→ **Written task**
Collect each line holding the string "diagram".

→ **Data supplied**
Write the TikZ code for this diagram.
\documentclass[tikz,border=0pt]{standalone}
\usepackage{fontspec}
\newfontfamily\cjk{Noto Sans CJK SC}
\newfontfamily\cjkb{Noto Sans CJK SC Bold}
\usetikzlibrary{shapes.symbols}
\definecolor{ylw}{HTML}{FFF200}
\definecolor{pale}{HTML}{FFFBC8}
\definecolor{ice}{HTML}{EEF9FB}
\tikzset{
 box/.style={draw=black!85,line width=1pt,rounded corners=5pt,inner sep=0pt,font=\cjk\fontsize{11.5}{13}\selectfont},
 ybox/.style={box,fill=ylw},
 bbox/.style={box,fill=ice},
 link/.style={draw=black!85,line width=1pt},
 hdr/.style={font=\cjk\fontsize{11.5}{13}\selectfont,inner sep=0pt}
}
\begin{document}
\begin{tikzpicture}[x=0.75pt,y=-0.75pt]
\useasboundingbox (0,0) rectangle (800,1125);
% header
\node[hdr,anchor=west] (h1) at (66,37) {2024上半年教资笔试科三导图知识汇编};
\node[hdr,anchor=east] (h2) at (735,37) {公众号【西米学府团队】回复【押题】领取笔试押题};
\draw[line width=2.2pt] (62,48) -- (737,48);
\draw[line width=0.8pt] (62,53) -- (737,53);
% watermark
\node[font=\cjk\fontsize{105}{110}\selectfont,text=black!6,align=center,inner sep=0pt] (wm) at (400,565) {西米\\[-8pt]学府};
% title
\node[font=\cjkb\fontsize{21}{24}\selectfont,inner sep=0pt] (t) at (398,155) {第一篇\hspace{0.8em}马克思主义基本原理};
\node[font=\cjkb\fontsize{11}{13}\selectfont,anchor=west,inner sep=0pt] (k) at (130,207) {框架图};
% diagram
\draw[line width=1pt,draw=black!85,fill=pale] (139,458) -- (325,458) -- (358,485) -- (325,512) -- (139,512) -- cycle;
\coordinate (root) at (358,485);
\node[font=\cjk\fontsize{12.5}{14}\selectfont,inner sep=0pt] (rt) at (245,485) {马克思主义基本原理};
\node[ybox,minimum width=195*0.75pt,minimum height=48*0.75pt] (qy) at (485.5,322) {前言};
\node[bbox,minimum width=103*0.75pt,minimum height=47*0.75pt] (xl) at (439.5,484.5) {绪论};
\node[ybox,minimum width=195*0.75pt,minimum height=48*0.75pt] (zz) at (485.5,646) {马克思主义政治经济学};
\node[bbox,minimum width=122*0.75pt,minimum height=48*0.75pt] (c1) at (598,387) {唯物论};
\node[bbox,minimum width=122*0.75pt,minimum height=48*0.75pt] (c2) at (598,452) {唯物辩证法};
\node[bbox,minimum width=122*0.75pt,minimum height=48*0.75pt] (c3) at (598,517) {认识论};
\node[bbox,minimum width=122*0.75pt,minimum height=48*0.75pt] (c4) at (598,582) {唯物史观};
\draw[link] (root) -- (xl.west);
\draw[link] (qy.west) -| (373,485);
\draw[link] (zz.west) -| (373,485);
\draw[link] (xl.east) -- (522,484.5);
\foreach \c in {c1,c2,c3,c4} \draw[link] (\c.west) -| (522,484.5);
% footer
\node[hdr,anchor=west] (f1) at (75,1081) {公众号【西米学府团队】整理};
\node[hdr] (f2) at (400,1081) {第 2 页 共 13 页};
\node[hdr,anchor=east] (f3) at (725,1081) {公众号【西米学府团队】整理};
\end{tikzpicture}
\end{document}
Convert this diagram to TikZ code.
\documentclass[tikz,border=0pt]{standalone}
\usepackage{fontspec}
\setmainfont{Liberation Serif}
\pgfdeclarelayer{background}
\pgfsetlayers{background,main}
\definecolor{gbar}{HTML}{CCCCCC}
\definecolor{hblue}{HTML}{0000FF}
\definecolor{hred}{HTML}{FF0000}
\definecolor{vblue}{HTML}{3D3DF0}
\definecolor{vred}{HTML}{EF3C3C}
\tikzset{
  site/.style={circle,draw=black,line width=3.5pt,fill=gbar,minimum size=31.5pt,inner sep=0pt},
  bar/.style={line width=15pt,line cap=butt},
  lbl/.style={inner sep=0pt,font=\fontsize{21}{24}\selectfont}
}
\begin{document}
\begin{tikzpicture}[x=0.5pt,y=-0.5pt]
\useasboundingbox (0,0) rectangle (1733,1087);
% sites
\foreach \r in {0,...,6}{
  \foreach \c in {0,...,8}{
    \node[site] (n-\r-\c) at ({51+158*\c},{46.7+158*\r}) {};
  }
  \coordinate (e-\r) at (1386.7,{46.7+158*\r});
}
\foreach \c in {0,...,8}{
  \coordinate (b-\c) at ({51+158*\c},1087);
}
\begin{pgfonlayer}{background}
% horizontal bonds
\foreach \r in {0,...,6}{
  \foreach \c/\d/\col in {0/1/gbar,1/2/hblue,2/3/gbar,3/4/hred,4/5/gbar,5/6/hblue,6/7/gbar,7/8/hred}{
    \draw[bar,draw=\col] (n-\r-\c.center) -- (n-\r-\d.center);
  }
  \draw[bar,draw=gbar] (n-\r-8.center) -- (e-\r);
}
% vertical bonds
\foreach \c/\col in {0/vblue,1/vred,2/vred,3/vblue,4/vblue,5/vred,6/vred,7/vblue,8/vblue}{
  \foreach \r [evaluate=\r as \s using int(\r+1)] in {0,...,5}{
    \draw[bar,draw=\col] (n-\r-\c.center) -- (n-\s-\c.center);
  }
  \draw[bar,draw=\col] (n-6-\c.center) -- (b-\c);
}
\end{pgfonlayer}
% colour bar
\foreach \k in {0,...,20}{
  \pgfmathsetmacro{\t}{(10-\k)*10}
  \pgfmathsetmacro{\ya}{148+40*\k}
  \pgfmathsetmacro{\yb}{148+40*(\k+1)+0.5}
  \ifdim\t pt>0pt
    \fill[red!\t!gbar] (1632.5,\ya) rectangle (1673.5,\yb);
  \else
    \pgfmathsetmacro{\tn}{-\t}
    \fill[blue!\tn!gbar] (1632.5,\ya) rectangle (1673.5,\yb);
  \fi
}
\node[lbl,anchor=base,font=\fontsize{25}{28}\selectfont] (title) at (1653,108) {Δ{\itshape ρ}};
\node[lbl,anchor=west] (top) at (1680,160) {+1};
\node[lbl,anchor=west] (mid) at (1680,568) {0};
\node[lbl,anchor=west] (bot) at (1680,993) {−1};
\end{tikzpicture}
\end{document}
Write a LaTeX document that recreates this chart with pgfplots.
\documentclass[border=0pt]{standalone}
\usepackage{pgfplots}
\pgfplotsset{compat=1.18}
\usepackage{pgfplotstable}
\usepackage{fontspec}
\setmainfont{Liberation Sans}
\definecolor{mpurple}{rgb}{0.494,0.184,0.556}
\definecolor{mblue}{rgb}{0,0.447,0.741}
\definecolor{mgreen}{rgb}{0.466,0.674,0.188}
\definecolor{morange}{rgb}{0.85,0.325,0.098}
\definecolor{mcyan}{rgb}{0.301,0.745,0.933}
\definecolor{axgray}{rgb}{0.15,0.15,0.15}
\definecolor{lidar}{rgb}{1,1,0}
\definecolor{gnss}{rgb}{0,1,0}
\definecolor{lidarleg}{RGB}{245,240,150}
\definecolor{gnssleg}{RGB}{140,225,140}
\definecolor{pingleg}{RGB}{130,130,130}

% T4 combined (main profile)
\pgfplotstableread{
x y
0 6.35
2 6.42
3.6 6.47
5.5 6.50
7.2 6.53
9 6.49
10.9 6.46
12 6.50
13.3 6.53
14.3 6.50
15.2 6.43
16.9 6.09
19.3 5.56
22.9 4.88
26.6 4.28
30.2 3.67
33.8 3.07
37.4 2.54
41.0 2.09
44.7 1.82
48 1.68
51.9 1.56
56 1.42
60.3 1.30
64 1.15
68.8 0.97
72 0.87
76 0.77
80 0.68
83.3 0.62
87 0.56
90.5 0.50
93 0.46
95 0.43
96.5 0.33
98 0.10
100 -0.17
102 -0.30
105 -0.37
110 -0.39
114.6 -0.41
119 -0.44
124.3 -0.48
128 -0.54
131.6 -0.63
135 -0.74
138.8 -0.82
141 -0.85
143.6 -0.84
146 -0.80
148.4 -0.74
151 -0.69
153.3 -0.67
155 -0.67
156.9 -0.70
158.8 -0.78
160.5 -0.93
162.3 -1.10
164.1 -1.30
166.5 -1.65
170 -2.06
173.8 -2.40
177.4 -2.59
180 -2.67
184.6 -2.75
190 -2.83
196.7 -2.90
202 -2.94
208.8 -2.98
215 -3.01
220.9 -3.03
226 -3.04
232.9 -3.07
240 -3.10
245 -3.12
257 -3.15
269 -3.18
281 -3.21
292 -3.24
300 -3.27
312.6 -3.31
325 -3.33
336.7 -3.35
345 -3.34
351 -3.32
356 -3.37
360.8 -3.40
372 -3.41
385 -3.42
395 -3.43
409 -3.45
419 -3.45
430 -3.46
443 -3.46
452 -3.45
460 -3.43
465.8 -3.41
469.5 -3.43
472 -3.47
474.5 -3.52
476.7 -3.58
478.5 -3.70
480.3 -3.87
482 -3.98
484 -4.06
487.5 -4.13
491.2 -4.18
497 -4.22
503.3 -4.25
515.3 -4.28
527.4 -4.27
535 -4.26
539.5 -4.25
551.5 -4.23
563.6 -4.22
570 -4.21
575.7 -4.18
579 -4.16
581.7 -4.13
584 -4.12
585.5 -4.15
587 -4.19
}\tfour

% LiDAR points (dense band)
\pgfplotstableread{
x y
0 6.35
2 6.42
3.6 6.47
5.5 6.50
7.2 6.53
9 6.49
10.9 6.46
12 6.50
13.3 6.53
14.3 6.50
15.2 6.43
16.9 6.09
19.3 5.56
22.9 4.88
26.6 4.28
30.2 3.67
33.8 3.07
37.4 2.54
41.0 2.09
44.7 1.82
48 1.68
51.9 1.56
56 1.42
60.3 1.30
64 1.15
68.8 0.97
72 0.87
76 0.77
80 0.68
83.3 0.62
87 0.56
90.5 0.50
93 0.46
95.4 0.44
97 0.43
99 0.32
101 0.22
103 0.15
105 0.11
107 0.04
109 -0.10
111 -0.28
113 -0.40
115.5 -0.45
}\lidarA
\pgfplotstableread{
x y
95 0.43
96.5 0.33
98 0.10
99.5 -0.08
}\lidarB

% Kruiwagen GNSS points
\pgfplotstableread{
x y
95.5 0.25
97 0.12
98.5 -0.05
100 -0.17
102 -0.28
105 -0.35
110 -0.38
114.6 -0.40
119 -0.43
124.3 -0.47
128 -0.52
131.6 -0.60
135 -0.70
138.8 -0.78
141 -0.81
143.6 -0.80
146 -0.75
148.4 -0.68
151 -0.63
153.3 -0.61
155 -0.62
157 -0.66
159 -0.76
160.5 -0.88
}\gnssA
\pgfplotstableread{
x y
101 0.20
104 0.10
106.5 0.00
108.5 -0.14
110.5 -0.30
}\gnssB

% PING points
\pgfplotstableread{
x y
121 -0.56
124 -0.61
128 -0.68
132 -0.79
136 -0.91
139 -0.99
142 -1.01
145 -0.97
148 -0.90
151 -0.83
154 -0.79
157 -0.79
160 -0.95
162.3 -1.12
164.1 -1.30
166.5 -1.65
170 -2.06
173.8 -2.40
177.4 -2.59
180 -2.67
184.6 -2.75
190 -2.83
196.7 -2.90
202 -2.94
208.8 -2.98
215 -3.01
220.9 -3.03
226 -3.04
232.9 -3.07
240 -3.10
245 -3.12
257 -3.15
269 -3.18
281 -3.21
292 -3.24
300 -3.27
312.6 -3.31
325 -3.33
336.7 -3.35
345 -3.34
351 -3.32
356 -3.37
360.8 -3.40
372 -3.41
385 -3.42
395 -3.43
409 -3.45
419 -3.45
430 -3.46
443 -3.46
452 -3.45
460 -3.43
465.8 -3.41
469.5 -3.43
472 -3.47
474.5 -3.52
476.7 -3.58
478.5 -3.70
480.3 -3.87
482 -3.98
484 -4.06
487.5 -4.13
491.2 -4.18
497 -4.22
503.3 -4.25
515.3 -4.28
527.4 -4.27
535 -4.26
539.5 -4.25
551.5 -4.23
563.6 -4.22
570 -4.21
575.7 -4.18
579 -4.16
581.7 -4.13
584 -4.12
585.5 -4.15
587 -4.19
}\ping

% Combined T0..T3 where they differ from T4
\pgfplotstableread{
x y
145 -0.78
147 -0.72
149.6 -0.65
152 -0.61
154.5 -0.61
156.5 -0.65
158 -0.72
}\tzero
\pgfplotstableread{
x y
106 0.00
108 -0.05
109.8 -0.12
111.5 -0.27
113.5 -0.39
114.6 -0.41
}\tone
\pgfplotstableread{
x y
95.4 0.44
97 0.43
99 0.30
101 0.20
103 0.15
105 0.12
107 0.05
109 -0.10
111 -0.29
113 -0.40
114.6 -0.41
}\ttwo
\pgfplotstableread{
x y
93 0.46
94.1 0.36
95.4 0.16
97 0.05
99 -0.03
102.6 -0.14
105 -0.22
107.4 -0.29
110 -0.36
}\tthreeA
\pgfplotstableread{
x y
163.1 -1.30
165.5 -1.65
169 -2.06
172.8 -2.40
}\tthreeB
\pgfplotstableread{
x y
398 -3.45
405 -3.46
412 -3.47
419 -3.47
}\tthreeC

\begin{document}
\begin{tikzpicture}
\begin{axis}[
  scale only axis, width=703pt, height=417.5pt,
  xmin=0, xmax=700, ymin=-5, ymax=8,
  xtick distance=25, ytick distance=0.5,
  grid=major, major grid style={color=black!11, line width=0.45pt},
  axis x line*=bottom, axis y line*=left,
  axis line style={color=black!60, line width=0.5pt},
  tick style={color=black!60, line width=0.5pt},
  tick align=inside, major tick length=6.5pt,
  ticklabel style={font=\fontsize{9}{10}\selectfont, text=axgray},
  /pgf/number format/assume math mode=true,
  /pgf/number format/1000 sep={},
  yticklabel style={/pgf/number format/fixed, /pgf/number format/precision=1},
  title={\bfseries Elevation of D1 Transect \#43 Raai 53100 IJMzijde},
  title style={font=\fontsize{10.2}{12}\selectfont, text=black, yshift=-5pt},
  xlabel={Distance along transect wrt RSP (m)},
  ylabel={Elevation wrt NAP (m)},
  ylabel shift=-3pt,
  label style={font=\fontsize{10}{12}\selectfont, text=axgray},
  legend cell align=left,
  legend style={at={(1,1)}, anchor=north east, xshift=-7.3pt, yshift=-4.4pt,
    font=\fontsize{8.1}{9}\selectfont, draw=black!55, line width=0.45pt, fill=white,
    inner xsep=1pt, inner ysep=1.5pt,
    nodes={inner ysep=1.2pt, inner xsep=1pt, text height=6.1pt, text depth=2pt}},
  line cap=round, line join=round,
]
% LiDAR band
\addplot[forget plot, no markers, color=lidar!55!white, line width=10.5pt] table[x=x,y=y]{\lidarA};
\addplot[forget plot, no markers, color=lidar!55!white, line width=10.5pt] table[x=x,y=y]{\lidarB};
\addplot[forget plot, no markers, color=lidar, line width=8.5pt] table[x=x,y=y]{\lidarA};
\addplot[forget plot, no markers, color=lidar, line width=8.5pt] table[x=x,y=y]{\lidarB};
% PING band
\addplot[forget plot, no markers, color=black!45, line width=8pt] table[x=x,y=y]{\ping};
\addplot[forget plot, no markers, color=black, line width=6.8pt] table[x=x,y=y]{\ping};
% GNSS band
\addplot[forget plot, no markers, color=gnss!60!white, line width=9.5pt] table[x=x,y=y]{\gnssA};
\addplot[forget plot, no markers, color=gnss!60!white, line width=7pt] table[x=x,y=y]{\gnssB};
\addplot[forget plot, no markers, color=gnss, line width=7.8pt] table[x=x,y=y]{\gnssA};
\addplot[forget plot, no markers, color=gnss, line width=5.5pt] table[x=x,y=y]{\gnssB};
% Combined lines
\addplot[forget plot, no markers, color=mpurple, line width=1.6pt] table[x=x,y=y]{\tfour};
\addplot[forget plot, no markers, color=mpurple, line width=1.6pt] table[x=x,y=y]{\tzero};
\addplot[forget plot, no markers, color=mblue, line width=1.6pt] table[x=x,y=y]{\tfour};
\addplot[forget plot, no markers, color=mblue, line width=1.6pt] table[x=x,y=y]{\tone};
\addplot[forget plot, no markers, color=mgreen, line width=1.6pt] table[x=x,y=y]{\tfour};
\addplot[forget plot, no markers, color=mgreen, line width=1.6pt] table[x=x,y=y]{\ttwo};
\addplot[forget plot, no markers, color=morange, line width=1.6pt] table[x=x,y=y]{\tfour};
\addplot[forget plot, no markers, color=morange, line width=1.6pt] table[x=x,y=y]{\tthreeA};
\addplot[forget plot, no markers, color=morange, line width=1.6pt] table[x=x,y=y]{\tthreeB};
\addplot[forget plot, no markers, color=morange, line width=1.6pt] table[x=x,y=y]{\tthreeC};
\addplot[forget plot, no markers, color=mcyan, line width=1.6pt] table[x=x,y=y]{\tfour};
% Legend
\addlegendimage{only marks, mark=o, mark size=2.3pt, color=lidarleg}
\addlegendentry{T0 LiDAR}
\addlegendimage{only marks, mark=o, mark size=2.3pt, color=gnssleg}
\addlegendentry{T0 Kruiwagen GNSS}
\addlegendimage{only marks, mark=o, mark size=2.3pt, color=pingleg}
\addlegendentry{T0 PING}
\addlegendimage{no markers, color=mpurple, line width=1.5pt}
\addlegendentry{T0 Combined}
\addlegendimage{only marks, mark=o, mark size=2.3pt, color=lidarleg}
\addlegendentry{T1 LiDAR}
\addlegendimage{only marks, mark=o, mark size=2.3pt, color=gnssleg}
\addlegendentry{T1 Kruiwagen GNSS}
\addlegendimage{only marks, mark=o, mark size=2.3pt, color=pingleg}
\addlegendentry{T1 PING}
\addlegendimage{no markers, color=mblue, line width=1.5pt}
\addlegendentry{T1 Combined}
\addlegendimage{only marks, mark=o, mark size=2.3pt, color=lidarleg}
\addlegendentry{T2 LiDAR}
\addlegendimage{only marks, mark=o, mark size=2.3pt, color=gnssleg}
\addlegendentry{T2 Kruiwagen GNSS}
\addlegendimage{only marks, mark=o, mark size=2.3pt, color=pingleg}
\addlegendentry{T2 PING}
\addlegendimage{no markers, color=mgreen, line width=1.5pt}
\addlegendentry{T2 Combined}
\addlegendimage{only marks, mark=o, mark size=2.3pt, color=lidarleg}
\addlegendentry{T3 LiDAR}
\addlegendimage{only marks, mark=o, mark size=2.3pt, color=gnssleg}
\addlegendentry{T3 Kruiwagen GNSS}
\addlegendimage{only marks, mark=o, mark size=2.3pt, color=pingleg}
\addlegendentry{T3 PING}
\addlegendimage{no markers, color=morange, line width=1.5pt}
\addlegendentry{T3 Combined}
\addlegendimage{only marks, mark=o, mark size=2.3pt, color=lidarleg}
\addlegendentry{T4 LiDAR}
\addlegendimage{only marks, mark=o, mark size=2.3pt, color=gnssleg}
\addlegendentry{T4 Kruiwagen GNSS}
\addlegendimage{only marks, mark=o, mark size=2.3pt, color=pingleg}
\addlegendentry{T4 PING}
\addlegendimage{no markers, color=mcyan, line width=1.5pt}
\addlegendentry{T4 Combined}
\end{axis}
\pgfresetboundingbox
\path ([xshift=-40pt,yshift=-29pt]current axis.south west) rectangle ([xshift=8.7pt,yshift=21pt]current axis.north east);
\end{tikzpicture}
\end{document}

→ **Response**
Write the TikZ code for this diagram.
% diagram
Convert this diagram to TikZ code.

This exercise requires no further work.